Students and locals could shop for clothes at Harper’s (originally Stark Bros. & Harper), have lunch at The Corner Room, and then stroll across Allen Street for a trim at Rinaldo’s Barber Shop – all three first opened their doors between 1925 and ’26. Other noteworthy local businesses that began in the 1920’s and still exist today include: Woodring’s Floral Gardens (1922), State College Floral Shoppe (1923), Balfurd Cleaners (1927), Alexander Construction (1928), and The Diner (1929).
The local scene was hardly the stuff of an F. Scott Fitzgerald novel, but neither did the Jazz Age pass by unremarked. Tyrone native and Penn State architectural engineering student Fred Waring would become an influential musician and entertainer of his day. His band, Waring’s Pennsylvanians, started on the road to fame during the Twenties, playing “collegiate-flavored” shows inspired by life in Happy Valley.
In 1920, residents might have tuned in to results of the Harding/Cox Presidential election via Pittsburgh’s KDKA, the nation’s first terrestrial radio station, and by 1923, they could hear special, one-time coverage of the Nittany Lion football team’s game against Navy at New Beaver Field via WPSC, one of America’s first college radio operations (Penn State won 21-3).
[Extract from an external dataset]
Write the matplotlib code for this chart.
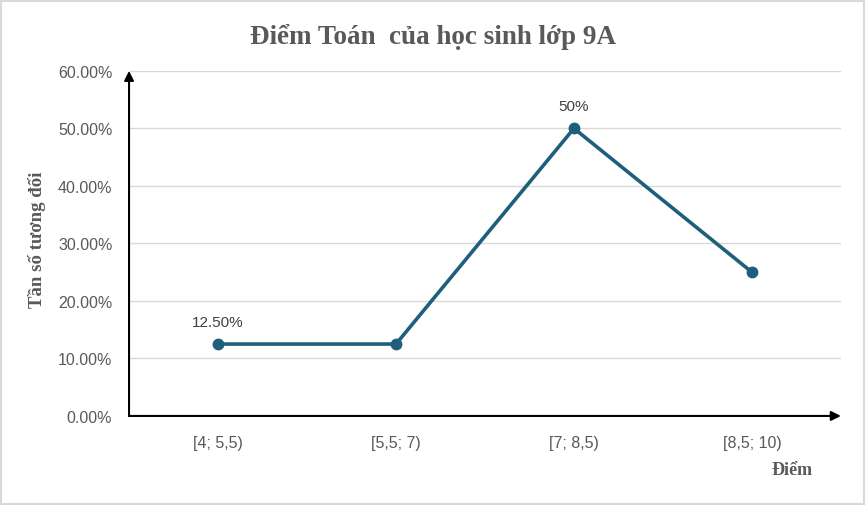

The Nittany Lions experienced an up-and-down decade on the gridiron, guided throughout by future College Football Hall of Fame coach Hugo Bezdek, who was also Penn State’s first full-time director of athletics. Playing schedules that ranged from nine to 11 games that featured frequent matchups with opponents like Gettysburg, Lehigh, Lebanon Valley, and Carnegie Tech, the Lions posted only one losing season (1928), and, in 1922, even made the program’s first-ever appearance in the Rose Bowl, falling to Southern California 14-3. No summary of Penn State football in the 1920’s would be complete, however, without mention of the dreadful record against our in-state rival. With an overall record of 0-8-2, Penn State opened up with two scoreless ties against Pitt (1920-21) then proceeded to lose the remaining eight matchups that decade. Fortunately for Bezdek, online message boards were still nearly 70 years away.